Dello Psycho di Alfred Hitchcock si sa praticamente tutto, ma forse in pochi, almeno in Italia, hanno letto il romanzo omonimo di Robert Bloch del 1959 da cui il film, uscito nel 1960, è tratto. L’operazione letteraria di recupero offerta dal volume Psycho, edito da Il Saggiatore a ridosso del Natale 2025, è di quelle da acciuffare al volo per la sua volenterosa e organica curiosità. Si tratta di un combinato tra la novella di Bloch (con la traduzione originale di Bruno Tasso), uno stralcio di intervista di Truffaut a Hitchcock e locandine di libro e film uscite in mezzo mondo. E non solo è la constatazione che Bloch aveva già fatto ben più di mezzo lavoro rispetto al film visto in sala, ma che gli accorgimenti deliziosi ed efficaci compiuti nello script da Joseph Stefano e dietro la macchina da presa da Hitchcock sono il risultato di intuizioni irripetibili.
Dicevamo dello scheletro generale del racconto che Bloch assesta tra tutte le micro, inattese svolte (l’omicidio della protagonista – nel film star di livello come Janet Leigh – dopo poco tempo o la strana ricerca/scomparsa compiuta dal detective Arbogast, ad esempio). Tutto nel romanzo fila già senza intoppi, e con il giusto alone di mistero. Da lì, quindi, è solo farina del sacco del maestro del brivido che si era cocciutamente messo in testa, nonostante la Paramount ne rigettasse le continue richieste, che Psycho sarebbe stato un film di successo.

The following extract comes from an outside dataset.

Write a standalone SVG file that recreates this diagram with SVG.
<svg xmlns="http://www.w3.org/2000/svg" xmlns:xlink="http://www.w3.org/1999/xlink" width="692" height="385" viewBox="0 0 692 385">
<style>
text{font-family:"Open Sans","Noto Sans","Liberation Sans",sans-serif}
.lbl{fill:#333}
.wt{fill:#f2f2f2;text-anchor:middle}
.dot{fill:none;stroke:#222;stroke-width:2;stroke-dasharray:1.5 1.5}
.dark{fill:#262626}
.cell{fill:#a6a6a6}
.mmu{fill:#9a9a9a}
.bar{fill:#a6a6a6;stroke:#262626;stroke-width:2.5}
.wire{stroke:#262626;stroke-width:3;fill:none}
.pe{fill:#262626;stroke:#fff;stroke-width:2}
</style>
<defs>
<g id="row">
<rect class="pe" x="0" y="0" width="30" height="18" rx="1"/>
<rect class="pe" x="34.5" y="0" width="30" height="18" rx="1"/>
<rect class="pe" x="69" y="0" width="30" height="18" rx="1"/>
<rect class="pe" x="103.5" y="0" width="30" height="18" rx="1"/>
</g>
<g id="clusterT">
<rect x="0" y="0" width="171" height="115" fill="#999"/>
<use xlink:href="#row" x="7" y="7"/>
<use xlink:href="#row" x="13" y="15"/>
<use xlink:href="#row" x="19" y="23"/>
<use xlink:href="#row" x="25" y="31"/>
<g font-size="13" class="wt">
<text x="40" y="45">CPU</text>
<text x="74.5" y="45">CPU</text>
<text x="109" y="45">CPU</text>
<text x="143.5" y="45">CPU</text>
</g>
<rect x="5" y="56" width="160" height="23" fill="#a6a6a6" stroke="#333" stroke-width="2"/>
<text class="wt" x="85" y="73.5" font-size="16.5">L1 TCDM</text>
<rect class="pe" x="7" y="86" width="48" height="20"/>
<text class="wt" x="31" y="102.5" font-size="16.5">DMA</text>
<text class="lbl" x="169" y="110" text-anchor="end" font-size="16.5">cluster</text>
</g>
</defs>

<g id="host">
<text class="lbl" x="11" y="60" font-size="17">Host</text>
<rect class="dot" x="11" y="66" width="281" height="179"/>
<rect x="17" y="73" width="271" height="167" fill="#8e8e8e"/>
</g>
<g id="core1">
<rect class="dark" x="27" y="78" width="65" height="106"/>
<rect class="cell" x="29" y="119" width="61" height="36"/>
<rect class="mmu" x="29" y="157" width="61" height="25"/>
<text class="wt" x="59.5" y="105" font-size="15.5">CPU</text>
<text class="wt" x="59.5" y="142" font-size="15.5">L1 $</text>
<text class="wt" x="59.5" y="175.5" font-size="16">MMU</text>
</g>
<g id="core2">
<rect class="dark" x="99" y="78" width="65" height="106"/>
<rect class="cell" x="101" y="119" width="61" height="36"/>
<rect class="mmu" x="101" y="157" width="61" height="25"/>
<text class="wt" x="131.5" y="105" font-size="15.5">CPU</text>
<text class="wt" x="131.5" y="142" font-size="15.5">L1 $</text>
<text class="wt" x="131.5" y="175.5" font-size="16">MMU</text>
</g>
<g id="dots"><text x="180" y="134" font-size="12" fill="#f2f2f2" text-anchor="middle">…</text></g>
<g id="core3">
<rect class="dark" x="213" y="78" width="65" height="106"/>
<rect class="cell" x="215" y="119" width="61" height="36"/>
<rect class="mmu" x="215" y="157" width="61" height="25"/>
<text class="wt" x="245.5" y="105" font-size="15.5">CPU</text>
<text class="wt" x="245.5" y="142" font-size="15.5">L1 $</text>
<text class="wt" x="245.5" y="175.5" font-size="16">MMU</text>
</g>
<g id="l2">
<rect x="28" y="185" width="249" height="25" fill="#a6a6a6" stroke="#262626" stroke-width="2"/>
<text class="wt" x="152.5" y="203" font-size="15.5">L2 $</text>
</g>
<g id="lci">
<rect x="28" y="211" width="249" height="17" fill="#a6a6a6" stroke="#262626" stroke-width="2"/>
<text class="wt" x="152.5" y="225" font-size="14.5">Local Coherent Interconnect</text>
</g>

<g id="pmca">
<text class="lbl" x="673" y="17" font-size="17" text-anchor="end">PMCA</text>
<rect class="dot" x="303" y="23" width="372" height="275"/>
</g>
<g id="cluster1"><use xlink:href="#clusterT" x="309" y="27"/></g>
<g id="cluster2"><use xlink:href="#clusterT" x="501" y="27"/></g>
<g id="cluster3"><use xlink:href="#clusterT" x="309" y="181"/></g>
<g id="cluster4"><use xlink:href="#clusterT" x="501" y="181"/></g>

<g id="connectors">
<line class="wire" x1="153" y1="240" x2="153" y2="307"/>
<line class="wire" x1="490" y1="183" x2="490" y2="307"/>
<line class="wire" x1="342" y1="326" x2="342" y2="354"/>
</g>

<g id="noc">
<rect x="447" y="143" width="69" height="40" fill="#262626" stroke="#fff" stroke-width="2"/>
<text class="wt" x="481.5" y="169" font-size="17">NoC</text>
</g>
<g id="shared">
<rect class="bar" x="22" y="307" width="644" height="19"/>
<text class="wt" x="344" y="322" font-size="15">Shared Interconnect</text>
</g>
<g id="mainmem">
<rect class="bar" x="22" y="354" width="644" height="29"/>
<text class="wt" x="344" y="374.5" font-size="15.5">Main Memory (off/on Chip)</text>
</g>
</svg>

“In Psycho del soggetto mi importa poco, dei personaggi anche. Quello che mi importa è che il montaggio dei pezzi del film, la fotografia, la colonna sonora e tutto ciò che è puramente tecnico facciano urlare il pubblico”, spiegava il regista inglese all’autore de I 400 colpi (frase presente nel libro di Il Saggiatore). Poco importa che per Bloch Marion nel romanzo fosse coi capelli neri (la Leigh è bionda nel film) o che Norman Bates risulti “con la faccia grassa e occhialuta” (sarà poi Hitch a metterci tutta l’ambiguità postmoderna di Anthony Perkins). Psycho possiede già in nuce quelle tracce di orrore e di terrore che poi script e film svilupperanno magistralmente.

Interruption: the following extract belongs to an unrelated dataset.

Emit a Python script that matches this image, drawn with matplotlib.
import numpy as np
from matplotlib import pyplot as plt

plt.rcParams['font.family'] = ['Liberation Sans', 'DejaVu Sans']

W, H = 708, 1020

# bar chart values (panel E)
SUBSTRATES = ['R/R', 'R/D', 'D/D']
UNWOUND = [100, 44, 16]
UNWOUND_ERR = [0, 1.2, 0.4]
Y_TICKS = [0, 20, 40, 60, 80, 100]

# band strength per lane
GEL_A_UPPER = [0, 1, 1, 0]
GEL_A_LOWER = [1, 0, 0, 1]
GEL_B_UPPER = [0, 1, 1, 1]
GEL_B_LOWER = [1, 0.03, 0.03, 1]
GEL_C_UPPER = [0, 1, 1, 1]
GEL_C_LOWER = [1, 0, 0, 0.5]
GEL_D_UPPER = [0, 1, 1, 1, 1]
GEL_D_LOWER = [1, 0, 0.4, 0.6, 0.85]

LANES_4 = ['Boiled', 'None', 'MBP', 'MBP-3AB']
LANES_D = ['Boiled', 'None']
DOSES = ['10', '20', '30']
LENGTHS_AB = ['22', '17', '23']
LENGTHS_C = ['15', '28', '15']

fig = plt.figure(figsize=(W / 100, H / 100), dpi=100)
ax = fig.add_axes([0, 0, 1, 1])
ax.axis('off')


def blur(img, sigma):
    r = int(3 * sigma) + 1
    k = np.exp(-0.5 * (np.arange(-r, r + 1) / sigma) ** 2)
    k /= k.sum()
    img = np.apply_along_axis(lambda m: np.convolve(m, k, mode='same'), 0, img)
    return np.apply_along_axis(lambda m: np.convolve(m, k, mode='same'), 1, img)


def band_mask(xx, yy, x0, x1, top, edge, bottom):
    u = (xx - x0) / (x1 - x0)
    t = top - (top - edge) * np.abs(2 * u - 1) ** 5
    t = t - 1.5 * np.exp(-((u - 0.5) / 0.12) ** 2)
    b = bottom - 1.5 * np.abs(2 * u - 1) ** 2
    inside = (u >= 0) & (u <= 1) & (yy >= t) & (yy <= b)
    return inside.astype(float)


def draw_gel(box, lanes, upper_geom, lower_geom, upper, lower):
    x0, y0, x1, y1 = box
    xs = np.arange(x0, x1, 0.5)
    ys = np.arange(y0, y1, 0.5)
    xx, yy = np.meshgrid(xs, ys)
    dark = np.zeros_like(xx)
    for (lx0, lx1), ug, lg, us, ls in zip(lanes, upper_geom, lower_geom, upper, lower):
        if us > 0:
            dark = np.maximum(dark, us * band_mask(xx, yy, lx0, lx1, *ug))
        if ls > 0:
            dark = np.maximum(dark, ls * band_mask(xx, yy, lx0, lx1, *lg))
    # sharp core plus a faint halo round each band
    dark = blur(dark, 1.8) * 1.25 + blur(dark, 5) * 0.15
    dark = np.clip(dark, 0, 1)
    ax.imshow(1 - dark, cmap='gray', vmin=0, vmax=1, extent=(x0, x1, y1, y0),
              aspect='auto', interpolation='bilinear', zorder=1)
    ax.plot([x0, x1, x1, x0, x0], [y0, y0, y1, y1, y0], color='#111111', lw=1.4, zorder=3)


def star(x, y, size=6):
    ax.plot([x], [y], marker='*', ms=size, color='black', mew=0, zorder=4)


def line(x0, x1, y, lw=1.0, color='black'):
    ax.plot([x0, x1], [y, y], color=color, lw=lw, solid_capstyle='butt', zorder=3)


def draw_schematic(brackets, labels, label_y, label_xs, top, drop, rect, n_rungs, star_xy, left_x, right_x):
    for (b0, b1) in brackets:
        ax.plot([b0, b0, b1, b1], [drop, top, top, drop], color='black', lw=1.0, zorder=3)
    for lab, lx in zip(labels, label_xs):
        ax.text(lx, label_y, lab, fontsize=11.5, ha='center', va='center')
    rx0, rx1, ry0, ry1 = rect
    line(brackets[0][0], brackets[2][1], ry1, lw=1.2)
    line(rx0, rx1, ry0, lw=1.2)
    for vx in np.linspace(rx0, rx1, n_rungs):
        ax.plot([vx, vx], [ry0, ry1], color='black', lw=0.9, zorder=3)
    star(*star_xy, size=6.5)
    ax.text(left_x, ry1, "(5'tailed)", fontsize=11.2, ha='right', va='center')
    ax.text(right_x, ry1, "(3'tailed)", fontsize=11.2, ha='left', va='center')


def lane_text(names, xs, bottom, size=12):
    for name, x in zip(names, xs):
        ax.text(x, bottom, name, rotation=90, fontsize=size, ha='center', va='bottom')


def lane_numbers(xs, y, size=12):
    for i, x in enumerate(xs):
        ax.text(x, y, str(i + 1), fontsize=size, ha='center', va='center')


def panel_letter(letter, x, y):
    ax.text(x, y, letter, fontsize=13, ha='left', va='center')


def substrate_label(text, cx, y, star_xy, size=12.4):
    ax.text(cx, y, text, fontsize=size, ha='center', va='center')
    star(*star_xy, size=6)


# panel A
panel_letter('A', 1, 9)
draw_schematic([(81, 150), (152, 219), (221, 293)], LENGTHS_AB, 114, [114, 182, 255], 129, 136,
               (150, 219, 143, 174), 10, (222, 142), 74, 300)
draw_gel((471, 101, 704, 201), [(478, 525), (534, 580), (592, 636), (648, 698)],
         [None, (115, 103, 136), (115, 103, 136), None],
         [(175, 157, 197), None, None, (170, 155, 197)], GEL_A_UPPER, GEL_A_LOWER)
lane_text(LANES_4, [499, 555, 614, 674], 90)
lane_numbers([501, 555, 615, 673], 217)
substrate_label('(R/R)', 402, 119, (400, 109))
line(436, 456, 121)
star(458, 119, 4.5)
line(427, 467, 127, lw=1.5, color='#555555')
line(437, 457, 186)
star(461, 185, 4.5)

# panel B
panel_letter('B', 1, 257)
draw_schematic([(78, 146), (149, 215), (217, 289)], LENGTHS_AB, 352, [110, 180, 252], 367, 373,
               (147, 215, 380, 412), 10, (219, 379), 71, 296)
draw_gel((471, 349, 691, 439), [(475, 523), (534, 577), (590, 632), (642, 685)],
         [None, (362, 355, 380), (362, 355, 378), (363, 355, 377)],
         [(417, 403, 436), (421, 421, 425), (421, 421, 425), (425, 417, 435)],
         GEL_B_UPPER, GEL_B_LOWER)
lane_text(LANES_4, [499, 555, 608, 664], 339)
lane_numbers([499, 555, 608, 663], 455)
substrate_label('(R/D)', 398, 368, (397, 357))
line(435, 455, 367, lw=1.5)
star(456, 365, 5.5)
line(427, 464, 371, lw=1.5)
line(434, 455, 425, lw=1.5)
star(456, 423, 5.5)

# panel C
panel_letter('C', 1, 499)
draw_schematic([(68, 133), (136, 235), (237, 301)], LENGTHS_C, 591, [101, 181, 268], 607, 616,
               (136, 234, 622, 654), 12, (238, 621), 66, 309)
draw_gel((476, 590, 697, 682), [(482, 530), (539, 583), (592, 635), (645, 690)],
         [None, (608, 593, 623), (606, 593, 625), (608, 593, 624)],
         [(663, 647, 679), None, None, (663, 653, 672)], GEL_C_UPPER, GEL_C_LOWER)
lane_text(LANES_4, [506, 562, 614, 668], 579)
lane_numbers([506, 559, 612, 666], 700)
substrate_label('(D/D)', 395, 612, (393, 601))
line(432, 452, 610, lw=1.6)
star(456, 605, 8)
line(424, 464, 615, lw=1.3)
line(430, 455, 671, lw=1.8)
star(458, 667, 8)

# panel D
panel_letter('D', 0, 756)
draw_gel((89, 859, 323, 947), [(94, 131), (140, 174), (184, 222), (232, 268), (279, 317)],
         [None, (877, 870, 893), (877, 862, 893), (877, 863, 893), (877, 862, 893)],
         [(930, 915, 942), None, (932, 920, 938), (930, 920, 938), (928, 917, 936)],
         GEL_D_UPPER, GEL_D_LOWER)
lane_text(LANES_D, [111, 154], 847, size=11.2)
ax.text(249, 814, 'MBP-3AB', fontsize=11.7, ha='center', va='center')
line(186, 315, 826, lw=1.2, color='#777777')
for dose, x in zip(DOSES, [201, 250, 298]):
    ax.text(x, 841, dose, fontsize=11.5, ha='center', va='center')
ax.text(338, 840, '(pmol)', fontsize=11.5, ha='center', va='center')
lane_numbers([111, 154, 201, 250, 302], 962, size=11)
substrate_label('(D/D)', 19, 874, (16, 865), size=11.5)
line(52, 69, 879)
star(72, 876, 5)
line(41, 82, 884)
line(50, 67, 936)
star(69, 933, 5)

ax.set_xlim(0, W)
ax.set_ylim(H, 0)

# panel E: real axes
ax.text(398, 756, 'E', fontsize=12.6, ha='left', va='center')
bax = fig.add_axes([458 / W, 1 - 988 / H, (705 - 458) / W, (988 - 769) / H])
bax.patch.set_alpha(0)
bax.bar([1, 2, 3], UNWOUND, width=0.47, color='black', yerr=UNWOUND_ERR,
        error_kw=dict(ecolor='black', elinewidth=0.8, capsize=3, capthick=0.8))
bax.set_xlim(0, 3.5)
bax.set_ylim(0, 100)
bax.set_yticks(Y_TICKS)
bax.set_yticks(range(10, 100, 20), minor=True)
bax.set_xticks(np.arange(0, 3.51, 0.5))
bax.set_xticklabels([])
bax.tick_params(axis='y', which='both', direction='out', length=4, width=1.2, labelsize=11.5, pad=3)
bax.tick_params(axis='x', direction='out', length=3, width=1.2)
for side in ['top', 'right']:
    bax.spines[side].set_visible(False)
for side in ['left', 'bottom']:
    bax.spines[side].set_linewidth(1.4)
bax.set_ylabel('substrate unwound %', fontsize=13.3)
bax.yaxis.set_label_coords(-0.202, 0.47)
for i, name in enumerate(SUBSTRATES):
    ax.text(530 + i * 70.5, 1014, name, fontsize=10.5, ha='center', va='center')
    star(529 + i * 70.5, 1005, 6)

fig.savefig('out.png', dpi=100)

“E un attimo dopo il coltello le mozzò il grido. E la testa”, scrive Bloch per descrivere l’omicidio di Marion. Una mezza riga a fronte di tre minuti, dilatati, pulsanti, devastanti che Hitch inventa per la Leigh sotto la doccia, semplicemente accoltellata senza decapitazione. Il regista britannico, del resto, era così convinto che quella storia funzionasse a meraviglia che, per non concedere vantaggi allo spettatore, chiese ai suoi tirapiedi, ancora prima che iniziasse la pre-produzione del film, di acquistare tutte le copie presenti in commercio negli Stati Uniti.

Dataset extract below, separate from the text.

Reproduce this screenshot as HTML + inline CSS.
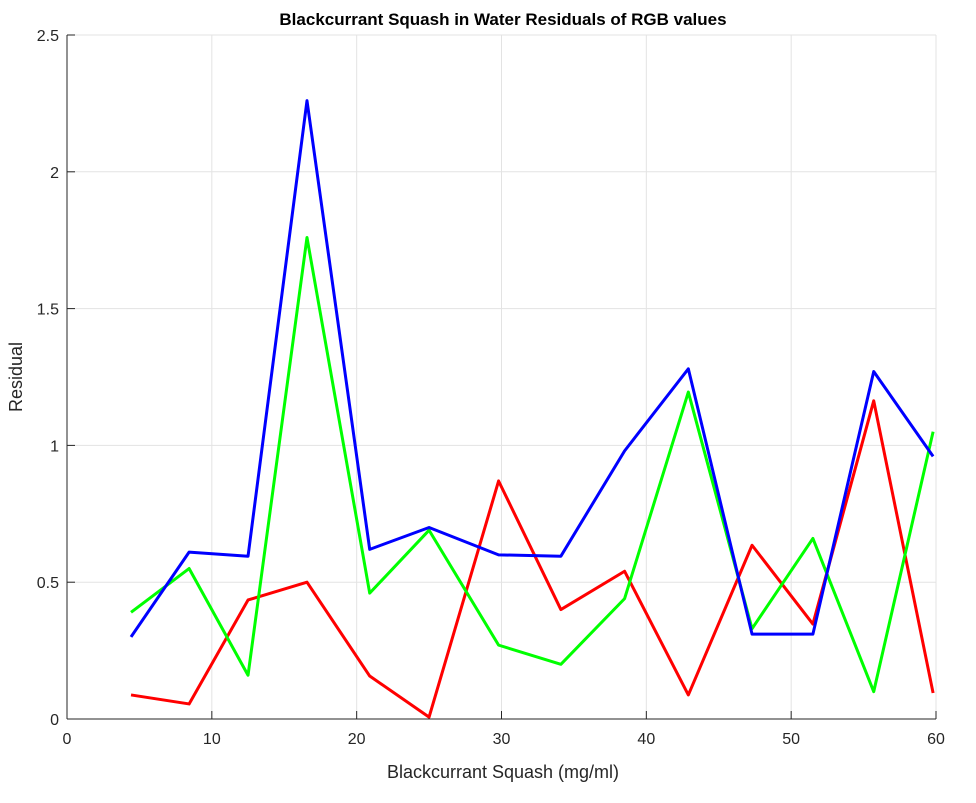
<!DOCTYPE html>
<html><head><meta charset="utf-8"><style>
body{margin:0;background:#fff;font-family:"Liberation Sans",sans-serif}
</style></head><body>
<svg id="chart" width="976" height="798" xmlns="http://www.w3.org/2000/svg">
<rect width="976" height="798" fill="#fff"/>
<g id="grid"></g><g id="series"></g><g id="axes"></g>
<text x="503" y="25" text-anchor="middle" font-size="17" font-weight="bold" fill="#000">Blackcurrant Squash in Water Residuals of RGB values</text>
<text x="503" y="778" text-anchor="middle" font-size="18" fill="#262626">Blackcurrant Squash (mg/ml)</text>
<text transform="translate(22,377) rotate(-90)" text-anchor="middle" font-size="18" fill="#262626">Residual</text>
</svg>
<script>
const xVals=[4.42,8.43,12.5,16.57,20.9,25.0,29.8,34.1,38.5,42.9,47.3,51.5,55.7,59.8];
const blueVals=[0.30,0.61,0.595,2.26,0.62,0.70,0.60,0.595,0.98,1.28,0.31,0.31,1.27,0.96];
const greenVals=[0.39,0.55,0.16,1.76,0.46,0.69,0.27,0.20,0.44,1.195,0.33,0.66,0.10,1.05];
const redVals=[0.088,0.055,0.435,0.50,0.157,0.007,0.87,0.40,0.54,0.088,0.635,0.347,1.163,0.095];
const xTicks=[0,10,20,30,40,50,60];
const yTicks=[0,0.5,1,1.5,2,2.5];
const L=67,R=936,T=35,B=719;
const sx=v=>L+(v/60)*(R-L), sy=v=>B-(v/2.5)*(B-T);
const NS="http://www.w3.org/2000/svg";
function mk(tag,attrs,parent){const e=document.createElementNS(NS,tag);for(const k in attrs)e.setAttribute(k,attrs[k]);parent.appendChild(e);return e;}
const grid=document.getElementById('grid'),axes=document.getElementById('axes'),series=document.getElementById('series');
xTicks.forEach(t=>{
 const g=mk('line',{x1:sx(t),x2:sx(t),y1:T,y2:B,stroke:'#e3e3e3','stroke-width':1},grid);
 
 
 const k=mk('line',{x1:sx(t),x2:sx(t),y1:B,y2:B-8,stroke:'#262626'},axes);
 
 
 const tx=mk('text',{x:sx(t),y:B+25,'text-anchor':'middle','font-size':16,fill:'#262626'},axes);
 tx.textContent=t;
 
 
});
yTicks.forEach(t=>{
 const g=mk('line',{x1:L,x2:R,y1:sy(t),y2:sy(t),stroke:'#e3e3e3','stroke-width':1},grid);
 
 
 const k=mk('line',{x1:L,x2:L+8,y1:sy(t),y2:sy(t),stroke:'#262626'},axes);
 
 
 const tx=mk('text',{x:L-8,y:sy(t)+6,'text-anchor':'end','font-size':16,fill:'#262626'},axes);
 tx.textContent=t;
 
 
});
const xa=mk('line',{x1:L,x2:R,y1:B,y2:B,stroke:'#262626'},axes);


const ya=mk('line',{x1:L,x2:L,y1:T,y2:B,stroke:'#262626'},axes);


[[redVals,'#ff0000','red-series'],[greenVals,'#00ff00','green-series'],[blueVals,'#0000ff','blue-series']].forEach(([vals,c,n])=>{
 const p=mk('polyline',{points:vals.map((v,i)=>sx(xVals[i])+','+sy(v)).join(' '),fill:'none',stroke:c,'stroke-width':3,'stroke-linejoin':'round'},series);
 
 
});
</script>
</body></html>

Per questo è utile recuperare il testo di Bloch, perché paradossalmente si gustano meglio proprio quelle scelte stilistiche che renderanno il film memorabile. A partire dalla caduta di Arbogast dalle scale dopo le coltellate subite, stuzzicante soluzione pratica e ad effetto sul set, sospensione immateriale che, a ben vedere, ha proprio la sostanza della titolistica di Saul Bass (qui lasciato scorrazzare da Hitch per la composizione delle inquadrature). Niente male l’apparato iconografico dell’edizione Saggiatore, con il recupero della cover – tra le decine di altre successive – del romanzo nell’edizione originaria del 1959 di Simon & Schuster: un profilo di donna giovane coi capelli neri si staglia enorme dietro a un motel e sulla sinistra, di spalle, si intravede un uomo che somiglia tanto, con quel baschetto in testa, a Ed Gein, spietato serial killer devastato dall’incombente figura materna, che ha ispirato Bloch, quindi Hitch, poi Jonathan Demme per Il silenzio degli innocenti.